> _What you are asked to do_
Restate, exactly and without pictures, the lines from the start of the listing below through the line holding "CJK SC', 'Noto".
— Start Supplied entries —
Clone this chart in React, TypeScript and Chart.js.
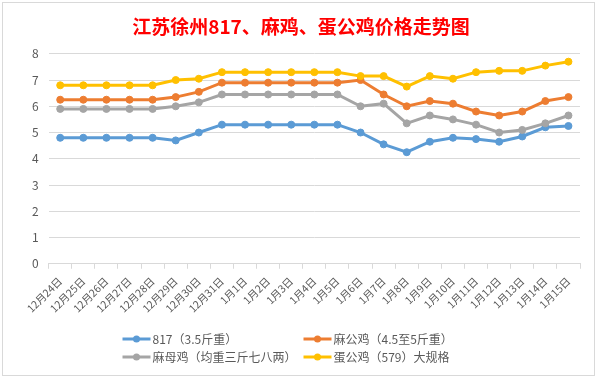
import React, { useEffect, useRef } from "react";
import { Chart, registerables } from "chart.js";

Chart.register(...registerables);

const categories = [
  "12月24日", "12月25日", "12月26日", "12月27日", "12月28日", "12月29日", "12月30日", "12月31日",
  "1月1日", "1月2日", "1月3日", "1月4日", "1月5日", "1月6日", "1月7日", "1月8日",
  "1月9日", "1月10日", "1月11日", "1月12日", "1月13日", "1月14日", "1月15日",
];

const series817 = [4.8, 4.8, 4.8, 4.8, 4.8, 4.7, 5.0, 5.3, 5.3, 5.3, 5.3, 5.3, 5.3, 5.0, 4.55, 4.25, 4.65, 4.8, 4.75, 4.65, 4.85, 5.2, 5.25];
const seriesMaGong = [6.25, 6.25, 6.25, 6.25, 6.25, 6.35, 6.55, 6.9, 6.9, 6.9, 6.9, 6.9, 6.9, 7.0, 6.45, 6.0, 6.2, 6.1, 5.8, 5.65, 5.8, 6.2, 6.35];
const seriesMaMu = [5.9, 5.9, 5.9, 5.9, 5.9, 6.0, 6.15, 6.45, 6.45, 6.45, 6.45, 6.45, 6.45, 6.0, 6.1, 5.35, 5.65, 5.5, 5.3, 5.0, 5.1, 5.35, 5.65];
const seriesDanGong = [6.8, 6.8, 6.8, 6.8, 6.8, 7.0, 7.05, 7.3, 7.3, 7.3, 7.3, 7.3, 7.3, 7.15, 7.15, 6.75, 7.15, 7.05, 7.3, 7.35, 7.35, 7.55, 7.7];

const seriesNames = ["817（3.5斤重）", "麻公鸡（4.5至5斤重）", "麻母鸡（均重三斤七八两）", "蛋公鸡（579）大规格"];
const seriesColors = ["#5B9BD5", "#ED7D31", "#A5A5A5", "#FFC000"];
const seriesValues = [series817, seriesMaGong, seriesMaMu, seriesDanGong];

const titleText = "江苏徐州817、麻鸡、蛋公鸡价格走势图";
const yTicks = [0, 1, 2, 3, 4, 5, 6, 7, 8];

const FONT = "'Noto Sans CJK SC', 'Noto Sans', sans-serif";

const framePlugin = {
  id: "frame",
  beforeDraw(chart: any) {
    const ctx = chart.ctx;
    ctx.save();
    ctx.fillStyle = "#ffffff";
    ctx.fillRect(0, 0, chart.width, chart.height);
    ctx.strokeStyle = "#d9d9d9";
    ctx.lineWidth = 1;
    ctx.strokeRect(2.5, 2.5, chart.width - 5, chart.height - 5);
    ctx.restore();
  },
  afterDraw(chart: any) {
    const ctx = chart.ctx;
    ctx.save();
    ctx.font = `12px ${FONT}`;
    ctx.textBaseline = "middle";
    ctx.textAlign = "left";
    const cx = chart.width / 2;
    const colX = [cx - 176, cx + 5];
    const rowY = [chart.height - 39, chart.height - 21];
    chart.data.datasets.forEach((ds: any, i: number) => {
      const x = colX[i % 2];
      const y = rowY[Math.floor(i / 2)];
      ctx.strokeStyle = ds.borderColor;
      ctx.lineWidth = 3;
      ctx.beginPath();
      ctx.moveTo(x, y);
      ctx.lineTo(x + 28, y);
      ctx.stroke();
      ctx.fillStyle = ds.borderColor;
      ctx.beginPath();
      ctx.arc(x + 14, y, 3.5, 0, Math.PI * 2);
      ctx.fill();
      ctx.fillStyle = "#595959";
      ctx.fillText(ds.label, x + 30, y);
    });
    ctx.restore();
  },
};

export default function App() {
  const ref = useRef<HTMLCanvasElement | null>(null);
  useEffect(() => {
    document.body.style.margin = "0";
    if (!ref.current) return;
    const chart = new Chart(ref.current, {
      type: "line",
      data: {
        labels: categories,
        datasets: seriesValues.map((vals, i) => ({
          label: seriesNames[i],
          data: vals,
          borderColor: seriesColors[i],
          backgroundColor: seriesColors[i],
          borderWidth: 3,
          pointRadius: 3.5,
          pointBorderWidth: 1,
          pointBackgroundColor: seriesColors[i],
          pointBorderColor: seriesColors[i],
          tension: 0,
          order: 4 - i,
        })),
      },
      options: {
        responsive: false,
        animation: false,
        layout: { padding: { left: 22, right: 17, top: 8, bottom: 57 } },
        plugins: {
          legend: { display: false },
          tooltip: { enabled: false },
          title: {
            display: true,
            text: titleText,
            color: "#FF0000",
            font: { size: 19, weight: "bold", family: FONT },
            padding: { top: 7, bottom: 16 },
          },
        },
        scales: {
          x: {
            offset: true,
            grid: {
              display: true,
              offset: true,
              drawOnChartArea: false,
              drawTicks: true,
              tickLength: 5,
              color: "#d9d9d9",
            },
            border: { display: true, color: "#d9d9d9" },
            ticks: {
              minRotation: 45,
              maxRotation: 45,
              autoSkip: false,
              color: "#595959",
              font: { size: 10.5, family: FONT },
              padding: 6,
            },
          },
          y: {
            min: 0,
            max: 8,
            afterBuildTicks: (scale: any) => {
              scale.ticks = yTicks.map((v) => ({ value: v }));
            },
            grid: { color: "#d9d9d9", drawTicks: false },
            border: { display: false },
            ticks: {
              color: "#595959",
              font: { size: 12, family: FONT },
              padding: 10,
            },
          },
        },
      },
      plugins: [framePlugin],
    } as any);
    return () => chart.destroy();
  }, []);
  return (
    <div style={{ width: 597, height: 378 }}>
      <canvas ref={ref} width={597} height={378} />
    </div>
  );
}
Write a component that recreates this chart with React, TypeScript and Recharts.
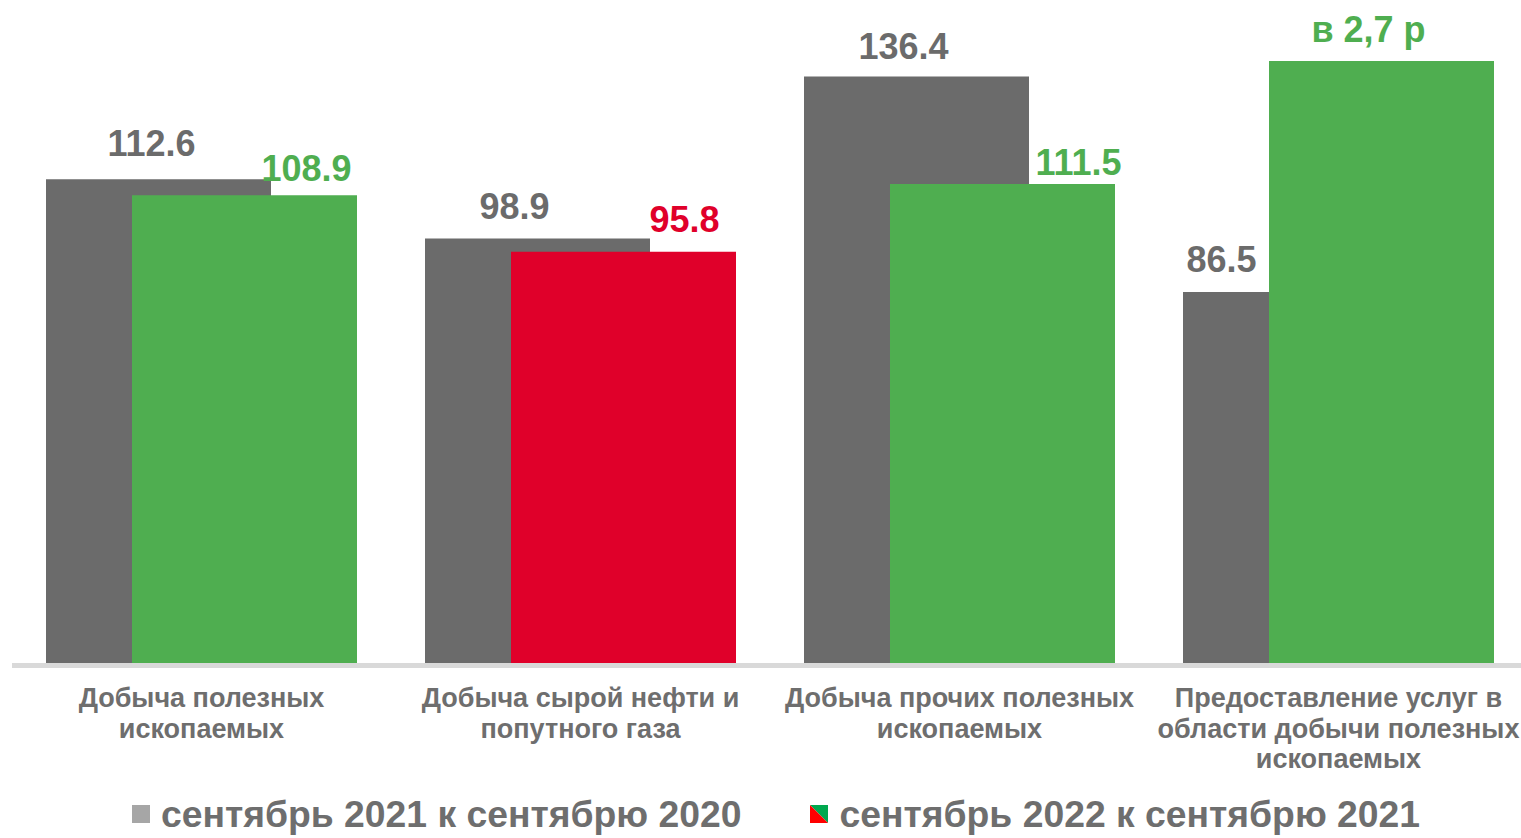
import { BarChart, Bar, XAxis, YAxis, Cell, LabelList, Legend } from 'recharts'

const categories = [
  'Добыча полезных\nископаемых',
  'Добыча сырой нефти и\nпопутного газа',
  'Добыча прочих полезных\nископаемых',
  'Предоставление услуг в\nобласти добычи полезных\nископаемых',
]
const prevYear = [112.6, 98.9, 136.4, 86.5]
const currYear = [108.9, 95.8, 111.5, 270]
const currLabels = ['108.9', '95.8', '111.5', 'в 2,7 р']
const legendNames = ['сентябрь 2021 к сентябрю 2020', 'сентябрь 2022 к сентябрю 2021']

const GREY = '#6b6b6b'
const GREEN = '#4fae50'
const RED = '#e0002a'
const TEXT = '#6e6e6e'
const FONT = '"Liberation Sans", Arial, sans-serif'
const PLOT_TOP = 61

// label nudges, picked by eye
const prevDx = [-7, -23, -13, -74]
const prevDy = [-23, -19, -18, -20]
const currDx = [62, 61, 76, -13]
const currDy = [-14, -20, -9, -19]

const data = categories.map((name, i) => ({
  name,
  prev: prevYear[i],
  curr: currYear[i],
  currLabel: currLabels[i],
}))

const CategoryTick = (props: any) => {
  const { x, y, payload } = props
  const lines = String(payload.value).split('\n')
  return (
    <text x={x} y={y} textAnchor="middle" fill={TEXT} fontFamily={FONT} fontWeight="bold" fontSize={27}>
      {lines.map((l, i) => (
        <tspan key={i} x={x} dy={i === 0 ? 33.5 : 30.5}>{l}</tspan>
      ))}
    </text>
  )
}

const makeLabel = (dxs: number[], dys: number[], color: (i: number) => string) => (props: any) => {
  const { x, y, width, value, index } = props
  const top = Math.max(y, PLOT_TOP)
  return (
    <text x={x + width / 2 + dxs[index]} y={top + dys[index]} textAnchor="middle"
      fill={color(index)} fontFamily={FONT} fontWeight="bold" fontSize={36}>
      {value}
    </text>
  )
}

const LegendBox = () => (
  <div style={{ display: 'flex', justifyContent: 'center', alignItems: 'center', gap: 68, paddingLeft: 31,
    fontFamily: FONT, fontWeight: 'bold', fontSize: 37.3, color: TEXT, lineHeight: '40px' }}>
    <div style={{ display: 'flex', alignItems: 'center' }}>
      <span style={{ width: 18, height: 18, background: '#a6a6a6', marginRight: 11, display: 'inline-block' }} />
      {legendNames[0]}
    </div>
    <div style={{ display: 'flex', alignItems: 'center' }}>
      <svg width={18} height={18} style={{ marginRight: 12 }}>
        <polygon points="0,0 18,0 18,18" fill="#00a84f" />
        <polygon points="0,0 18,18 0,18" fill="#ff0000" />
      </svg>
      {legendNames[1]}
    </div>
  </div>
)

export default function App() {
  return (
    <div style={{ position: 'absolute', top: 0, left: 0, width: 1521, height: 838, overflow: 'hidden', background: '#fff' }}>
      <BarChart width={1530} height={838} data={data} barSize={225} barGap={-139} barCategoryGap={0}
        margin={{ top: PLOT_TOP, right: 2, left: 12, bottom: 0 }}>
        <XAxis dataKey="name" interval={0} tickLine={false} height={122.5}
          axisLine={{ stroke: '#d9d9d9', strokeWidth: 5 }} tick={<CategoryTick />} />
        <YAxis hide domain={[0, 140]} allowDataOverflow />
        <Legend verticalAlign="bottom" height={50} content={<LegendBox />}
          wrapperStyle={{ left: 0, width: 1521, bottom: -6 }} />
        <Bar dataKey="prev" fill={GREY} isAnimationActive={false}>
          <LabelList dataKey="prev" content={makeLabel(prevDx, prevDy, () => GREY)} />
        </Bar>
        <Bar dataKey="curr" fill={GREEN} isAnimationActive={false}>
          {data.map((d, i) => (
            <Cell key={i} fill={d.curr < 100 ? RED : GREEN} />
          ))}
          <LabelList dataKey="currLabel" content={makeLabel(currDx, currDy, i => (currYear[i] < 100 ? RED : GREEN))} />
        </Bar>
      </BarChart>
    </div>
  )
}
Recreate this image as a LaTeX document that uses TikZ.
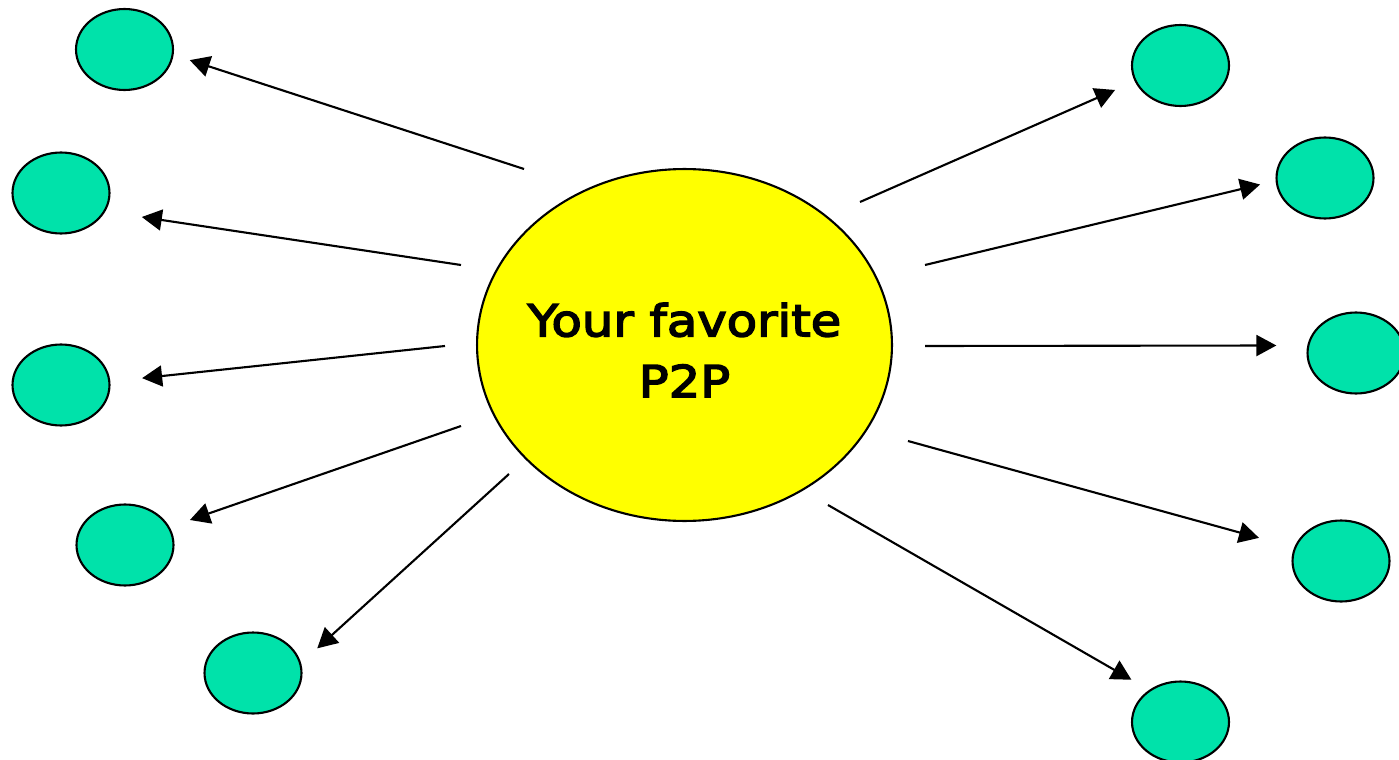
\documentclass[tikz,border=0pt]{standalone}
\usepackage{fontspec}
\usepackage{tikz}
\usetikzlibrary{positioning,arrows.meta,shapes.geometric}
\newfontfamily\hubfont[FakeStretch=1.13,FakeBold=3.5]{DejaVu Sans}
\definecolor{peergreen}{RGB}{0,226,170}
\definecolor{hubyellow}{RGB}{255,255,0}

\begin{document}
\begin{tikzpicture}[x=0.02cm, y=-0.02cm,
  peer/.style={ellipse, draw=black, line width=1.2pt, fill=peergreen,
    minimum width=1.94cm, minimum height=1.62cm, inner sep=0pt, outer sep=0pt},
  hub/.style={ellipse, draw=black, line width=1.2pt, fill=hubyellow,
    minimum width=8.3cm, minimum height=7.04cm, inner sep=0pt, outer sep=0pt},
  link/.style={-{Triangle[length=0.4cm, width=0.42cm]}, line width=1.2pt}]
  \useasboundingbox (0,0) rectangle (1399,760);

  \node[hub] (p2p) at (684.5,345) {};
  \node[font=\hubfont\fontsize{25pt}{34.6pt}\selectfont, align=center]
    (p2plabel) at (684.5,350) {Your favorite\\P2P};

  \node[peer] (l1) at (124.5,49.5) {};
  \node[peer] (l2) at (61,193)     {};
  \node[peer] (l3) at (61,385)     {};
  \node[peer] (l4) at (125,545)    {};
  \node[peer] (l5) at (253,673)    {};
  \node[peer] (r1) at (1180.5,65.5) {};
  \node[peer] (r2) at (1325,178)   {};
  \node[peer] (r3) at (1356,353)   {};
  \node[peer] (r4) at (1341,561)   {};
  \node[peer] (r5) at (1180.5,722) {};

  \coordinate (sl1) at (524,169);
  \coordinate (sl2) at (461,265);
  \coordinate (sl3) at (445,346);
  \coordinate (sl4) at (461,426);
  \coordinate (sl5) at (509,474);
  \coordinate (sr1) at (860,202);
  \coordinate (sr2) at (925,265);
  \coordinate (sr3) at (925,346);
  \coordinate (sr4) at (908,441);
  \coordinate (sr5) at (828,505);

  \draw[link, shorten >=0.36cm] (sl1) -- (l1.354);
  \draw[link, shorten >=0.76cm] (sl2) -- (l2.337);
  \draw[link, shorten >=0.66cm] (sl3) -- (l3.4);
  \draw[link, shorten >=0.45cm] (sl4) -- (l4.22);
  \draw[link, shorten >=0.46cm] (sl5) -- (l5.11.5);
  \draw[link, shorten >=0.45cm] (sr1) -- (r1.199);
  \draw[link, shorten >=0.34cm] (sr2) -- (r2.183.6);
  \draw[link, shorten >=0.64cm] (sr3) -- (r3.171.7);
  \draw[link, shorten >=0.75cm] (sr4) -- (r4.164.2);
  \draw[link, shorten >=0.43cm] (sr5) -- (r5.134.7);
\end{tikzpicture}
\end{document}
— End Supplied entries —
> _Answer below_
Clone this chart in React, TypeScript and Chart.js.
import React, { useEffect, useRef } from "react";
import { Chart, registerables } from "chart.js";

Chart.register(...registerables);

const categories = [
  "12月24日", "12月25日", "12月26日", "12月27日", "12月28日", "12月29日", "12月30日", "12月31日",
  "1月1日", "1月2日", "1月3日", "1月4日", "1月5日", "1月6日", "1月7日", "1月8日",
  "1月9日", "1月10日", "1月11日", "1月12日", "1月13日", "1月14日", "1月15日",
];

const series817 = [4.8, 4.8, 4.8, 4.8, 4.8, 4.7, 5.0, 5.3, 5.3, 5.3, 5.3, 5.3, 5.3, 5.0, 4.55, 4.25, 4.65, 4.8, 4.75, 4.65, 4.85, 5.2, 5.25];
const seriesMaGong = [6.25, 6.25, 6.25, 6.25, 6.25, 6.35, 6.55, 6.9, 6.9, 6.9, 6.9, 6.9, 6.9, 7.0, 6.45, 6.0, 6.2, 6.1, 5.8, 5.65, 5.8, 6.2, 6.35];
const seriesMaMu = [5.9, 5.9, 5.9, 5.9, 5.9, 6.0, 6.15, 6.45, 6.45, 6.45, 6.45, 6.45, 6.45, 6.0, 6.1, 5.35, 5.65, 5.5, 5.3, 5.0, 5.1, 5.35, 5.65];
const seriesDanGong = [6.8, 6.8, 6.8, 6.8, 6.8, 7.0, 7.05, 7.3, 7.3, 7.3, 7.3, 7.3, 7.3, 7.15, 7.15, 6.75, 7.15, 7.05, 7.3, 7.35, 7.35, 7.55, 7.7];

const seriesNames = ["817（3.5斤重）", "麻公鸡（4.5至5斤重）", "麻母鸡（均重三斤七八两）", "蛋公鸡（579）大规格"];
const seriesColors = ["#5B9BD5", "#ED7D31", "#A5A5A5", "#FFC000"];
const seriesValues = [series817, seriesMaGong, seriesMaMu, seriesDanGong];

const titleText = "江苏徐州817、麻鸡、蛋公鸡价格走势图";
const yTicks = [0, 1, 2, 3, 4, 5, 6, 7, 8];

const FONT = "'Noto Sans CJK SC', 'Noto Sans', sans-serif";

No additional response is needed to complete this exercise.